Training centre in Guwahati witnesses jump in number of trainees following athlete’s rise from unfavourable conditions to national limelight
Athletes during a training session at the Sarusajai Sports Complex | VISHNU PRASAD
Athletes during a training session at the Sarusajai Sports Complex | VISHNU PRASAD

GUWAHATI:  It’s daybreak and most of Guwahati is fast asleep. Only the occasional vroom of a vehicle interrupts the silence of the deserted streets. The roadside shops are firmly shut. The day, though, has begun at Sarusajai Sports Complex. The adjacent CRPF camp is bustling with activities. The badminton court has already played host to a couple of early-morning games.

Inside the Indira Gandhi Athletic Stadium, host to the Sports Authority of Assam’s athletics academy, Nibedita Barman races with a bunch of her fellow trainees around the synthetic turf that encircles the football stadium. The woman she is really trying to catch up with, though, is a speck in the distance. Hima Das called this stadium home for only a brief period of around 10 months. She was spotted here during trails in January 2017, a rookie runner whose answer to ‘do you practice regularly?’ was ‘now and then’.

By November that year, she had set off on the next phase of her journey after being called up to the national camp. Yet, she remains an inescapable presence for these athletes, not only where they train, but in their homes and villages where they keep hearing the same phrase over and over again. Be like Hima.

“Earlier, in the villages, the focus was on going to school, getting proper education. After that came sports,” says Nipon Das, the coach who first stumbled upon Hima on this very turf. “After Hima’s success, it’s become sports first. People are looking at what she has done and how her life has changed and they want that for their kids.”Nipon has the numbers to back his claim up. 

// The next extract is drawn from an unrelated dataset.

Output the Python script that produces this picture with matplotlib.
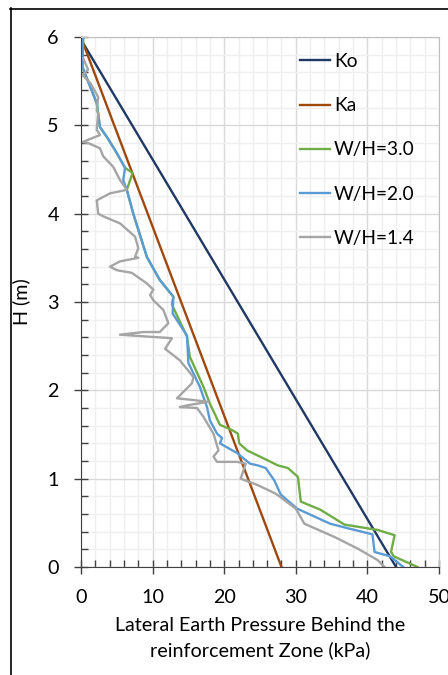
import matplotlib
matplotlib.use("Agg")
import matplotlib.pyplot as plt
from matplotlib.lines import Line2D
from matplotlib.ticker import MultipleLocator

plt.rcParams['font.family'] = ['Lato', 'DejaVu Sans']

# theoretical lines (pressure kPa, height m)
ko_x = [0.3, 44.0]
ko_h = [5.93, 0.0]
ka_x = [0.3, 28.0]
ka_h = [5.93, 0.0]

# W/H = 3.0
wh30_x = [0.3, 0.2, 2.2, 2.65, 3.6, 4.75, 6.15, 7.2, 6.4, 7.3, 9.2, 11.0, 12.9, 12.7,
          14.8, 15.2, 17.1, 18.0, 19.4, 21.1, 21.9, 22.1, 23.2, 26.0, 27.5, 28.9, 30.3,
          30.7, 33.4, 36.8, 41.4, 43.8, 43.3, 43.7, 47.0]
wh30_h = [6.0, 5.66, 5.25, 4.98, 4.87, 4.72, 4.52, 4.46, 4.27, 4.0, 3.51, 3.25, 3.06, 2.97,
          2.61, 2.38, 2.04, 1.85, 1.61, 1.55, 1.51, 1.40, 1.32, 1.21, 1.15, 1.12, 1.02,
          0.74, 0.65, 0.48, 0.42, 0.36, 0.17, 0.12, 0.0]

# W/H = 2.0
wh20_x = [0.3, 0.2, 2.2, 2.65, 3.6, 4.75, 6.15, 5.9, 6.4, 7.3, 9.2, 11.0, 12.9, 12.8,
          14.8, 15.0, 16.6, 17.6, 18.0, 19.0, 19.7, 19.4, 21.8, 23.6, 24.7, 25.8, 27.0,
          27.9, 30.2, 34.8, 37.2, 40.7, 41.0, 43.2, 45.0]
wh20_h = [6.0, 5.66, 5.25, 4.98, 4.87, 4.72, 4.52, 4.38, 4.27, 4.0, 3.51, 3.25, 3.06, 2.87,
          2.62, 2.31, 2.04, 1.81, 1.66, 1.51, 1.46, 1.40, 1.29, 1.17, 1.15, 1.12, 0.98,
          0.82, 0.66, 0.49, 0.44, 0.37, 0.17, 0.12, 0.0]

# W/H = 1.4
wh14_x = [0.3, 1.0, 0.2, 1.3, 2.4, 2.2, 2.4, 2.2, 2.65, 0.8, 0.2, 1.0, 2.65, 3.1, 4.5,
          5.45, 6.4, 4.05, 2.2, 2.4, 3.1, 5.45, 7.55, 8.0, 7.55, 8.0, 5.45, 4.05, 5.0,
          7.1, 9.2, 10.1, 9.65, 10.1, 11.5, 12.2, 11.0, 8.7, 5.45, 12.7, 11.75, 13.8,
          15.7, 15.5, 13.4, 15.7, 17.8, 14.8, 13.8, 16.2, 17.1, 18.5, 19.2, 18.5, 19.0,
          21.8, 23.0, 22.3, 24.6, 27.2, 30.0, 31.2, 35.4, 38.6, 41.4, 42.4]
wh14_h = [5.76, 5.63, 5.57, 5.48, 5.32, 5.17, 5.14, 4.95, 4.89, 4.83, 4.81, 4.80, 4.74,
          4.65, 4.53, 4.38, 4.27, 4.23, 4.15, 4.0, 3.97, 3.89, 3.74, 3.61, 3.51, 3.50,
          3.46, 3.40, 3.36, 3.33, 3.21, 3.14, 3.08, 3.02, 2.91, 2.76, 2.66, 2.66, 2.63,
          2.59, 2.47, 2.34, 2.15, 2.08, 1.91, 1.89, 1.87, 1.83, 1.81, 1.80, 1.70, 1.51,
          1.32, 1.25, 1.19, 1.19, 1.17, 1.00, 0.93, 0.83, 0.66, 0.49, 0.34, 0.21, 0.08, 0.0]

fig = plt.figure(figsize=(4.48, 6.75), dpi=100)
ax = fig.add_axes([81 / 448, 108 / 675, 358 / 448, 530 / 675])

lw = 1.7
ax.plot(ko_x, ko_h, color='#203864', lw=lw, label='Ko')
ax.plot(ka_x, ka_h, color='#9E480E', lw=lw, label='Ka')
ax.plot(wh30_x, wh30_h, color='#70AD47', lw=lw, label='W/H=3.0')
ax.plot(wh20_x, wh20_h, color='#5B9BD5', lw=lw, label='W/H=2.0')
ax.plot(wh14_x, wh14_h, color='#A5A5A5', lw=lw, label='W/H=1.4')

ax.set_xlim(0, 50)
ax.set_ylim(0, 6)
ax.xaxis.set_major_locator(MultipleLocator(10))
ax.xaxis.set_minor_locator(MultipleLocator(2))
ax.yaxis.set_major_locator(MultipleLocator(1))
ax.yaxis.set_minor_locator(MultipleLocator(0.2))

ax.grid(which='major', color='#d9d9d9', lw=1.0)
ax.grid(which='minor', color='#efefef', lw=1.0)
ax.set_axisbelow(True)

fs = 14.2
ax.tick_params(which='major', direction='inout', length=10, width=1, color='#404040',
               labelsize=fs, pad=11)
ax.tick_params(which='minor', direction='in', length=5, width=1, color='#404040')
ax.tick_params(axis='both', which='both', top=False, right=False)

for s in ['left', 'bottom']:
    ax.spines[s].set_color('#404040')
for s in ['top', 'right']:
    ax.spines[s].set_color('#bfbfbf')

ax.set_xlabel('Lateral Earth Pressure Behind the\nreinforcement Zone (kPa)', fontsize=fs,
              labelpad=8, linespacing=1.45)
ax.set_ylabel('H (m)', fontsize=fs, labelpad=12)

ax.legend(loc='upper right', frameon=False, fontsize=fs - 0.4, handlelength=1.6,
          handletextpad=0.2, labelspacing=1.42, bbox_to_anchor=(0.97, 0.995),
          borderaxespad=0.3)

# outer chart border (cropped)
fig.add_artist(Line2D([10.5 / 448, 10.5 / 448], [0, 1 - 8 / 675], color='black', lw=1.2,
                      transform=fig.transFigure))
fig.add_artist(Line2D([10 / 448, 1], [1 - 8.5 / 675, 1 - 8.5 / 675], color='black', lw=1.2,
                      transform=fig.transFigure))

fig.savefig('out.png', dpi=100)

“Three-four years ago, we had only 30-40 kids doing athletics here,” he says. “Now it has gone up to around 130.” In his mind, there is only one reason for this explosion — Hima’s meteoric rise.Nibedita’s story is another example of how Hima has changed perceptions. She is 21 and has been with the academy for six months. Her family wanted her to focus on studies and complete schooling. But then, Hima happened and she was allowed to leave her village and travel to Guwahati to train under Nipon.

“If Hima had happened five or six years ago, who knows where athletes like Nibedita would have been now?” Nipon wonders aloud. The problem for Nipon and the Sports Authority of Assam now is dealing with the demand. Athletes from as far away as Jharkhand and Uttar Pradesh approach him, demanding that he take them under his wing. There is no residential facility. There is a hostel at the complex for boxers and footballers and Nipon manages to accommodate a few there. Most of them are asked to take care of their own accommodation.

“These athletes who join us from other states don’t always stick around,” Nipon says. “They have to take care of their accommodation and cook for themselves. In many cases, they have enough eventually and go back home. The Assam government is planning to open a residential sports school next year,” he adds. That should ease their burden a bit.

Meanwhile, Hima remains as interested in the camp as its trainees are in her. “She calls regularly,” Nipon smiles. “She is still so passionate about football (the game she played before athletics). She was calling me yesterday (Thursday) to find out how the India-Oman match was going.”